Data from the Texas Oil & Gas Association shows the 2020 funds represent a notable fall from the record-setting $16.3bn paid in taxes and royalties in 2019
The oil and natural gas industry in Texas, US, paid $13.9bn in taxes and state royalties in the 2020 fiscal year.
That is according to data from the Texas Oil & Gas Association (TXOGA), which shows the funds directly supported the state’s schools, teachers, roads, infrastructure and essential services.
The 2020 funds represent a notable fall on the previous year’s figures, after the industry paid a record-setting $16.3bn in taxes and royalties in 2019.
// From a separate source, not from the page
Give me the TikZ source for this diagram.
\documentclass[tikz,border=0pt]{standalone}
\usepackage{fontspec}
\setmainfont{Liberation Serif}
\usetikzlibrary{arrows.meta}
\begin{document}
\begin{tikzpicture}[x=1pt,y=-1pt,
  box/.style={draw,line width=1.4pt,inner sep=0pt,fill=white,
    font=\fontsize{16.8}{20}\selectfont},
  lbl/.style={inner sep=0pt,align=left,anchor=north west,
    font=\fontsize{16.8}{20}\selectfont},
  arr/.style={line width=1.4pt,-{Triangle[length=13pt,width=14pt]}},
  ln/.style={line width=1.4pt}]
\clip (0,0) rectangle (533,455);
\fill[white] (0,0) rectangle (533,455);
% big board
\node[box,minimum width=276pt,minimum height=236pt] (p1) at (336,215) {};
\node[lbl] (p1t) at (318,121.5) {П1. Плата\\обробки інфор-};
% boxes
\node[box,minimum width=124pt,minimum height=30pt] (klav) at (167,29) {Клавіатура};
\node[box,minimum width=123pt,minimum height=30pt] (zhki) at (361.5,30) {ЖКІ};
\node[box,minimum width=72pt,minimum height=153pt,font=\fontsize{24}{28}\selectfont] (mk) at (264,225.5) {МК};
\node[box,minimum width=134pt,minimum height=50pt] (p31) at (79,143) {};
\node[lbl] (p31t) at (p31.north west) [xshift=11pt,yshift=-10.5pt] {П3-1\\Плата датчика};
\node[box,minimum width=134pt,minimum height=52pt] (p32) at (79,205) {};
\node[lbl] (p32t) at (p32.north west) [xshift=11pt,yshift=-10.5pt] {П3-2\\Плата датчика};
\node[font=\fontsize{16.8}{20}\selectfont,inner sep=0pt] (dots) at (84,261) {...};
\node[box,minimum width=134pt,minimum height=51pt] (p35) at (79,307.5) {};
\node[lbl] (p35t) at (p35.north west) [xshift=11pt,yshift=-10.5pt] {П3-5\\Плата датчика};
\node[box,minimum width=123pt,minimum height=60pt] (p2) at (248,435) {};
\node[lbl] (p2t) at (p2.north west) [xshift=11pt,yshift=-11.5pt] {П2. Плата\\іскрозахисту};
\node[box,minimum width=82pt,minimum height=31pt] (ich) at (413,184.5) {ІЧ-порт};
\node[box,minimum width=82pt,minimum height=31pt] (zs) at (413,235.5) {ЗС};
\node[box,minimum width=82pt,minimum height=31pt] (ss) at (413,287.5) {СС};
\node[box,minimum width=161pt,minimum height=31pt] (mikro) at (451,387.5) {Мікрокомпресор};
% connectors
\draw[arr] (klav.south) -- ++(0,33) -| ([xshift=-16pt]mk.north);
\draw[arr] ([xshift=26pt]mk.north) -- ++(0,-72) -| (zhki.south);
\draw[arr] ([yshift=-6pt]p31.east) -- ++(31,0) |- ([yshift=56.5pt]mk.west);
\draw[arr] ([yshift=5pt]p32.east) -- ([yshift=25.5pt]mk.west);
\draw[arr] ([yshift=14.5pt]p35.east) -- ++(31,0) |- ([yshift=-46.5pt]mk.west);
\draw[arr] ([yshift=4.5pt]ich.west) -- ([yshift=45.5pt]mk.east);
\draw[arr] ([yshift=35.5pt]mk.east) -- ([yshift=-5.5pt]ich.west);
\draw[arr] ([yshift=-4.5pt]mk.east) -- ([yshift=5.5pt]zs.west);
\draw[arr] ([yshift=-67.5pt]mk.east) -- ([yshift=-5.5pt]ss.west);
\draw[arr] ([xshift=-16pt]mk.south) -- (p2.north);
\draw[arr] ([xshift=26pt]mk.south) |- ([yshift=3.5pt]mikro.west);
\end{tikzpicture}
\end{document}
Texas oil and natural gas industry continues to “contribute tremendously” to state and local tax coffers
Last year proved to be a struggle for a number of oil and gas producers, who have been significantly challenged by the low oil prices, as the West Texas Intermediate (WTI) fell into negative price territory for the first time ever in April, combined with a drastic drop in energy demand due to the pandemic.
TXOGA president Todd Staples said: “Even in an extremely difficult year, the Texas oil and natural gas industry continues to contribute tremendously to state and local tax coffers, while fortifying our energy security and leading the way in innovation and investment that is advancing environmental progress.
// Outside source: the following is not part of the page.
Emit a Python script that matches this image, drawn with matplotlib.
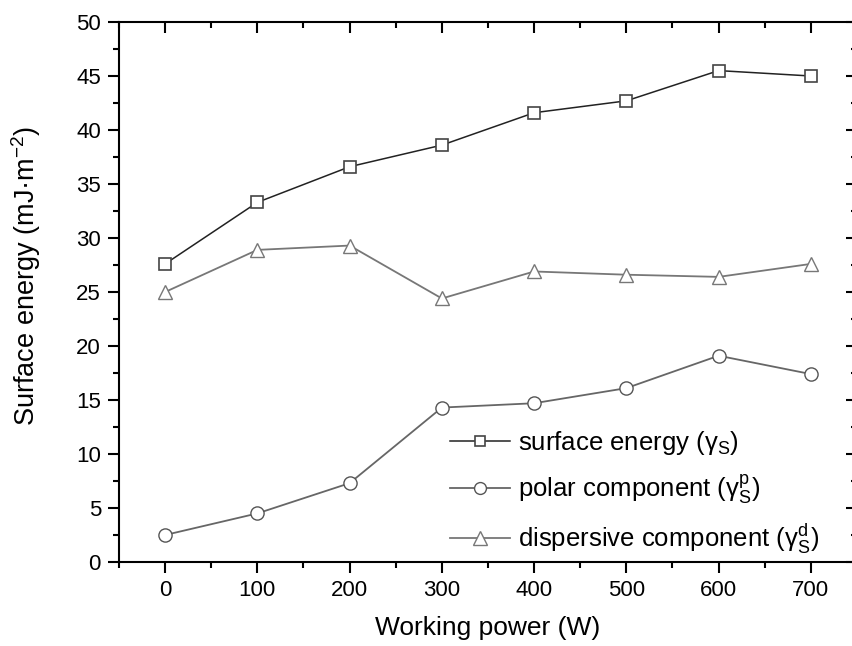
import numpy as np
import matplotlib.pyplot as plt
from matplotlib.ticker import MultipleLocator

plt.rcParams['font.family'] = ['Liberation Sans', 'DejaVu Sans']
plt.rcParams['mathtext.fontset'] = 'custom'
plt.rcParams['mathtext.rm'] = 'Liberation Sans'
plt.rcParams['mathtext.it'] = 'Liberation Sans:italic'

power = [0, 100, 200, 300, 400, 500, 600, 700]
surface = [27.6, 33.3, 36.6, 38.6, 41.6, 42.7, 45.5, 45.0]
polar = [2.5, 4.5, 7.3, 14.3, 14.7, 16.1, 19.1, 17.4]
dispersive = [25.0, 28.9, 29.3, 24.4, 26.9, 26.6, 26.4, 27.6]

fig = plt.figure(figsize=(8.53, 6.46), dpi=100)
ax = fig.add_axes([119/853, 1 - 562/646, (857-119)/853, (562-22)/646])

ax.plot(power, surface, '-s', color='#222222', lw=1.1, ms=8.5, mfc='white', mec='#444444', mew=1.2,
        label=r'surface energy (γ$_\mathrm{S}$)')
ax.plot(power, polar, '-o', color='#666666', lw=1.3, ms=9.5, mfc='white', mec='#555555', mew=1.0,
        label=r'polar component ($\mathrm{γ}_\mathrm{S}^\mathrm{p}$)')
ax.plot(power, dispersive, '-^', color='#777777', lw=1.3, ms=10.5, mfc='white', mec='#777777', mew=1.0,
        label=r'dispersive component ($\mathrm{γ}_\mathrm{S}^\mathrm{d}$)')

ax.set_xlim(-50, 750)
ax.set_ylim(0, 50)
ax.xaxis.set_major_locator(MultipleLocator(100))
ax.xaxis.set_minor_locator(MultipleLocator(50))
ax.yaxis.set_major_locator(MultipleLocator(5))
ax.yaxis.set_minor_locator(MultipleLocator(2.5))
ax.tick_params(which='both', direction='out', labelsize=16, width=1.5, pad=5)
ax.tick_params(which='major', length=8)
ax.tick_params(which='minor', length=4.5)
ax.tick_params(which='both', top=True, right=True)
for sp in ax.spines.values():
    sp.set_linewidth(1.5)

# top/right ticks point inward
for t in ax.xaxis.get_ticklines(minor=False)[1::2] + ax.xaxis.get_ticklines(minor=True)[1::2]:
    t.set_marker(3)
for t in ax.yaxis.get_ticklines(minor=False)[1::2] + ax.yaxis.get_ticklines(minor=True)[1::2]:
    t.set_marker(0)

ax.set_xlabel('Working power (W)', fontsize=19, labelpad=11)
ax.set_ylabel(r'Surface energy (mJ·m$^{-2}$)', fontsize=19.5)
ax.yaxis.set_label_coords(-0.103, 0.53)

ax.legend(loc='lower left', bbox_to_anchor=(0.4485, 0.012), frameon=False, fontsize=18.5,
          borderaxespad=0, borderpad=0,
          handlelength=2.35, handletextpad=0.3, labelspacing=0.6, markerscale=0.9)

fig.savefig('out.png', dpi=100)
“The ongoing recovery of the oil and natural gas industry is essential to the state’s continuing economic improvement.”
Staples noted that the pandemic reinforced the fact that oil and natural gas are “essential and irreplaceable”.
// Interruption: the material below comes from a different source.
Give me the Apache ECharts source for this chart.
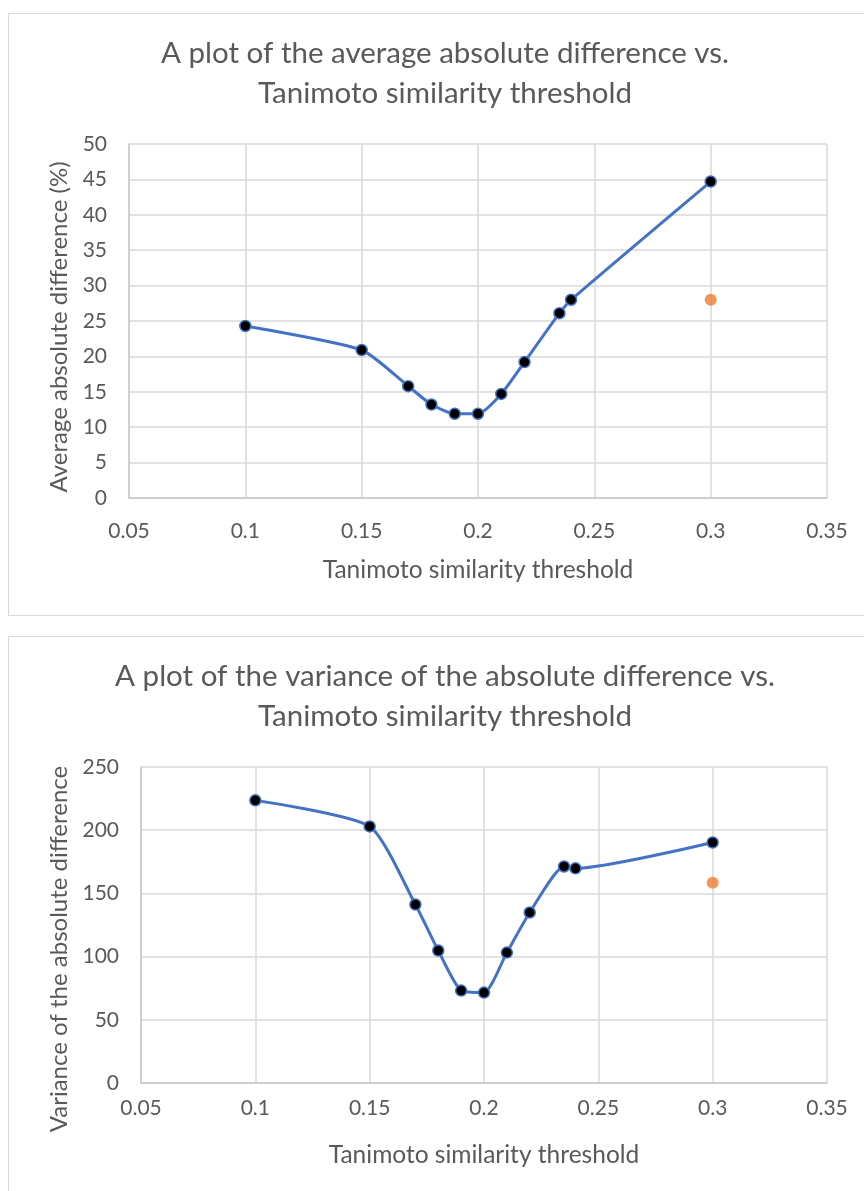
<!DOCTYPE html>
<html>
<head>
<meta charset="utf-8">
<script src="https://cdn.jsdelivr.net/npm/echarts@6/dist/echarts.min.js"></script>
<style>
  html, body { margin: 0; padding: 0; background: #ffffff; overflow: hidden; width: 864px; height: 1191px; }
  .panel { position: absolute; left: 8px; width: 874px; box-sizing: border-box; border: 1.5px solid #d9d9d9; background: #fff; }
  #avgChart { top: 13px; height: 603px; }
  #varChart { top: 636px; height: 600px; }
</style>
</head>
<body>
<div id="avgChart" class="panel"></div>
<div id="varChart" class="panel"></div>
<script>
// Tanimoto similarity thresholds tested
const thresholds = [0.10, 0.15, 0.17, 0.18, 0.19, 0.20, 0.21, 0.22, 0.235, 0.24, 0.30];
// Average absolute difference (%) at each threshold
const avgDiff = [24.3, 20.9, 15.8, 13.2, 11.9, 11.9, 14.7, 19.2, 26.1, 28.0, 44.7];
// Variance of the absolute difference at each threshold
const varDiff = [223.6, 203.0, 141.2, 104.8, 73.1, 71.5, 103.2, 134.9, 171.3, 169.8, 190.3];
// Separate single comparison point at 0.3
const avgExtra = [[0.30, 28.0]];
const varExtra = [[0.30, 158.4]];

const avgTitle = 'A plot of the average absolute difference vs.\nTanimoto similarity threshold';
const varTitle = 'A plot of the variance of the absolute difference vs.\nTanimoto similarity threshold';
const xName = 'Tanimoto similarity threshold';
const avgYName = 'Average absolute difference (%)';
const varYName = 'Variance of the absolute difference';

const FONT = 'Lato';
const TEXT = '#595959';
const GRIDC = '#d9d9d9';

function pairs(xs, ys) { return xs.map((x, i) => [x, ys[i]]); }

function buildOption(cfg) {
  return {
    animation: false,
    textStyle: { fontFamily: FONT },
    title: {
      text: cfg.title,
      left: 'center',
      top: cfg.titleTop,
      textStyle: { fontFamily: FONT, fontSize: 29.5, fontWeight: 'normal', color: TEXT, lineHeight: 40 }
    },
    grid: { left: cfg.grid.left, top: cfg.grid.top, width: cfg.grid.width, height: cfg.grid.height },
    xAxis: {
      type: 'value', min: 0.05, max: 0.35, interval: 0.05,
      name: xName, nameLocation: 'middle', nameGap: cfg.xNameGap,
      nameTextStyle: { fontFamily: FONT, fontSize: 24.5, color: TEXT },
      axisLine: { show: true, lineStyle: { color: '#c8c8c8', width: 1.5 } },
      axisTick: { show: false },
      axisLabel: { color: TEXT, fontSize: 21, fontFamily: FONT, margin: cfg.xLabelMargin,
                   formatter: v => String(+v.toFixed(2)) },
      splitLine: { show: true, lineStyle: { color: GRIDC, width: 1.5 } }
    },
    yAxis: {
      type: 'value', min: 0, max: cfg.yMax, interval: cfg.yInterval,
      name: cfg.yName, nameLocation: 'middle', nameGap: cfg.yNameGap,
      nameTextStyle: { fontFamily: FONT, fontSize: 24, color: TEXT, padding: cfg.yNamePad },
      axisLine: { show: true, lineStyle: { color: '#c8c8c8', width: 1.5 } },
      axisTick: { show: false },
      axisLabel: { color: TEXT, fontSize: 21, fontFamily: FONT, margin: cfg.yLabelMargin },
      splitLine: { show: true, lineStyle: { color: GRIDC, width: 1.5 } }
    },
    series: [
      {
        type: 'line',
        data: pairs(thresholds, cfg.values),
        smooth: 0.2,
        lineStyle: { color: '#4472C4', width: 3 },
        symbol: 'circle', symbolSize: 11,
        itemStyle: { color: '#000000', borderColor: '#4472C4', borderWidth: 1.5 },
        z: 3
      },
      {
        type: 'scatter',
        data: cfg.extra,
        symbol: 'circle', symbolSize: 12,
        itemStyle: { color: '#ED7D31' },
        z: 4
      }
    ]
  };
}

const avgChart = echarts.init(document.getElementById('avgChart'), null, { renderer: 'canvas' });
avgChart.setOption(buildOption({
  title: avgTitle, titleTop: 14,
  grid: { left: 120, top: 130, width: 698, height: 354 },
  values: avgDiff, extra: avgExtra,
  yMax: 50, yInterval: 5, yName: avgYName,
  xNameGap: 60, xLabelMargin: 23, yLabelMargin: 22,
  yNameGap: 55, yNamePad: [0, 12, 0, 0]
}));

const varChart = echarts.init(document.getElementById('varChart'), null, { renderer: 'canvas' });
varChart.setOption(buildOption({
  title: varTitle, titleTop: 14,
  grid: { left: 132, top: 130, width: 686, height: 316 },
  values: varDiff, extra: varExtra,
  yMax: 250, yInterval: 50, yName: varYName,
  xNameGap: 60, xLabelMargin: 15, yLabelMargin: 22,
  yNameGap: 63, yNamePad: [0, 48, 0, 0]
}));
</script>
</body>
</html>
“While oil prices plummeted in the wake of the pandemic, the need for products made from oil and natural gas skyrocketed,” he added.
“Nearly every in-demand product we need to be safe, to save lives and to power our economy – from face shields and hand sanitizers to high-speed internet connections and computers – is made possible by oil and natural gas.”
In 2020, 99% of the state’s oil and natural gas royalties were deposited into the Permanent School Fund (PSF) and the Permanent University Fund (PUF), which support Texas public education, according to TXOGA.
The PUF received $771m and the PSF received $942m, while the Rainy Day Fund received $1.66bn from oil and natural gas taxes.
The association said Texas school districts received more than $2bn in property taxes from mineral properties producing oil and natural gas, pipelines, and gas utilities, alongside counties receiving $688m in these property taxes.
Oil and natural gas industry has “taken the lead” in developing environmental solutions
In addition to its economic impact, Staples noted that the oil and natural gas industry has “taken the lead” in developing environmental solutions that are “working to reduce emissions and flaring”.
“The oil and natural gas industry is the nation’s leading investor in emission-reducing technologies and, as a result, Americans are breathing the cleanest air in decades, the US leads the world in reducing energy-related carbon dioxide emissions, and methane emissions from oil and natural gas systems are down 23% since 1990,” he added.
According to data from the Railroad Commission of Texas, the percentage of natural gas flared out of all the natural gas produced in Texas decreased 80% between June 2019 and May 2020.
The Commission announced that less than half a percent of the natural gas produced in the state was flared or vented, as of May 2020, while 99.5% of natural gas produced went to “beneficial use”.
Staples said: “All this, while the US enjoys more energy security than ever before and American-made energy is powering economic prosperity and environmental improvements around the world.
“This progress – and ways to build on it – must be part of more rational discussions about the future of our energy, the environment and the economy.”